No início dos anos 1970, quando os Estados Unidos se preparavam para lançar o primeiro satélite de sensoriamento remoto ERTS-1, no âmbito do Programa Espacial Americano, Mendonça preparou o INPE para ter a primeira estação da América do Sul de recepção e de gravação de imagens para rastrear o satélite. Instalada em Cuiabá, Mato Grosso, a estação foi a terceira no mundo, depois das dos Estados Unidos e do Canadá. Assim, quando o ERTS-1 foi lançado ao espaço, em julho de 1972, o INPE já adquiria os equipamentos necessários para o Laboratório de Processamento de Imagens, a ser instalado em Cachoeira Paulista. Em menos de um ano, em abril de 1973, a Estação de Cuiabá já estava recebendo e gravando os primeiros dados do satélite ERTS-1, que proporcionou ao mundo a capacidade de pesquisar e monitorar os recursos naturais e, como um todo, o meio ambiente da Terra.
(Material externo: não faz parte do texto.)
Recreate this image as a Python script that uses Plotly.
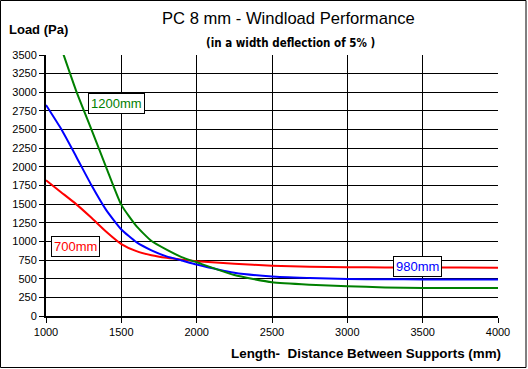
import plotly.graph_objects as go

# Data
length_mm = [1000, 1100, 1200, 1300, 1400, 1500, 1600, 1700, 1800, 1900, 2000,
             2250, 2500, 2750, 3000, 3250, 3500, 3750, 4000]
load_700 = [1820, 1660, 1500, 1320, 1130, 965, 870, 815, 780, 755, 735,
            700, 675, 660, 655, 652, 650, 649, 648]
load_980 = [2830, 2510, 2140, 1760, 1420, 1160, 990, 880, 800, 745, 690,
            580, 530, 510, 495, 492, 491, 490, 490]
load_1200 = [4180, 3600, 3020, 2510, 1990, 1490, 1205, 1005, 890, 790, 720,
             550, 452, 420, 400, 382, 376, 375, 375]

series_names = ["700mm", "980mm", "1200mm"]
series_values = [load_700, load_980, load_1200]
series_colors = ["#FF0000", "#0000FF", "#008000"]

x_ticks = [1000, 1500, 2000, 2500, 3000, 3500, 4000]
y_ticks = list(range(0, 3501, 250))

title_text = "PC 8 mm - Windload Performance"
subtitle_text = "(in a width deflection of 5% )"
y_title = "Load (Pa)"
x_title = "Length-\u00a0 Distance Between Supports (mm)"

W, H = 528, 369
L, R, T, B = 46, 498, 55, 316  # plot area pixel box


def px(x):
    return (x - L) / (R - L)


def py(y):
    return (B - y) / (B - T)


FONT = "Arial, 'Liberation Sans', sans-serif"
NARROW = "'Liberation Sans Narrow', 'Arial Narrow', 'DejaVu Sans Condensed', Arial, sans-serif"

fig = go.Figure()
for name, vals, col in zip(series_names, series_values, series_colors):
    fig.add_trace(go.Scatter(x=length_mm, y=vals, mode="lines", name=name,
                             line=dict(color=col, width=2, shape="spline", smoothing=0.5),
                             hoverinfo="x+y+name"))

fig.update_layout(
    width=W, height=H,
    margin=dict(l=L, r=W - R, t=T, b=H - B, pad=0),
    paper_bgcolor="white", plot_bgcolor="white",
    showlegend=False,
    font=dict(family=FONT, size=11, color="black"),
)
fig.update_xaxes(range=[1000, 4000], tickvals=x_ticks, ticktext=[str(v) for v in x_ticks],
                 showgrid=True, gridcolor="black", gridwidth=1,
                 showline=True, linecolor="black", linewidth=2,
                 ticks="outside", ticklen=5, tickwidth=1, tickcolor="black",
                 zeroline=False, tickfont=dict(family=FONT, size=11, color="black"))
fig.update_yaxes(range=[0, 3500], tickvals=y_ticks, ticktext=[str(v) for v in y_ticks],
                 showgrid=True, gridcolor="black", gridwidth=1,
                 showline=True, linecolor="black", linewidth=2,
                 ticks="outside", ticklen=5, tickwidth=1, tickcolor="black",
                 zeroline=False, tickfont=dict(family=FONT, size=11, color="black"))

# outer chart border
fig.add_shape(type="rect", xref="paper", yref="paper",
              x0=px(0.5), x1=px(526), y0=py(367.5), y1=py(0.5),
              line=dict(color="black", width=1), fillcolor="rgba(0,0,0,0)", layer="above")

annots = [
    dict(text=title_text, x=px(288), y=py(19), font=dict(family=FONT, size=16.6, color="black")),
    dict(text="<b>" + subtitle_text + "</b>", x=px(290), y=py(43),
         font=dict(family=NARROW, size=11.5, color="black")),
    dict(text="<b>" + y_title + "</b>", x=px(7), y=py(29), xanchor="left",
         font=dict(family=FONT, size=13, color="black")),
    dict(text="<b>" + x_title + "</b>", x=px(503), y=py(353), xanchor="right",
         font=dict(family=FONT, size=13.4, color="black")),
]
for a in annots:
    a.setdefault("xanchor", "center")
    fig.add_annotation(xref="paper", yref="paper", showarrow=False, yanchor="middle", **a)

# series labels in boxes
label_pos = {"1200mm": (116, 103), "700mm": (75, 246), "980mm": (417.5, 266)}
for name, col in zip(series_names, series_colors):
    lx, ly = label_pos[name]
    fig.add_annotation(xref="paper", yref="paper", x=px(lx), y=py(ly), text=name,
                       showarrow=False, xanchor="center", yanchor="middle",
                       bgcolor="white", bordercolor="black", borderwidth=1, borderpad=2,
                       font=dict(family=FONT, size=13, color=col))

fig.write_html("out.html", config={"displayModeBar": False},
               post_script="document.body.style.margin='0';document.body.style.overflow='hidden';")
O INPE, então, começou a dar os primeiros passos nas pesquisas e domínio no processamento de imagens de satélite.
Em 1974, graças a uma iniciativa conjunta com o Ministério da Educação, MEC, e o CNPq, Mendonça cria o Projeto SACI, de educação primária via satélite, para atender as quatro primeiras séries do antigo primeiro grau. SACI era a sigla para Satélite Avançado de Comunicações Interdisciplinares. Na opinião de Mendonça, a adoção de educação por satélite seria uma solução para reduzir o número de analfabetos no Brasil, à época considerado um entrave à modernização do país, principalmente nas regiões Norte e Nordeste. Em 1976, o projeto registrava um total de 1.241 programas de rádio e TV, realizados com recepção em 510 escolas de 71 municípios. Contudo, o projeto não teve continuidade e foi interrompido em 1978, sob o argumento dos altos custos de manutenção de satélites.
De 1977 a 1982, Mendonça foi Diretor Executivo da Comissão Nacional de Energia Nuclear (CNEN). Dirigiu, assim, a formação de centenas de doutores na Alemanha para o Programa Nuclear Brasileiro. A partir de 1983, atuou no setor privado, na área de telecomunicações via satélite e representações no setor espacial.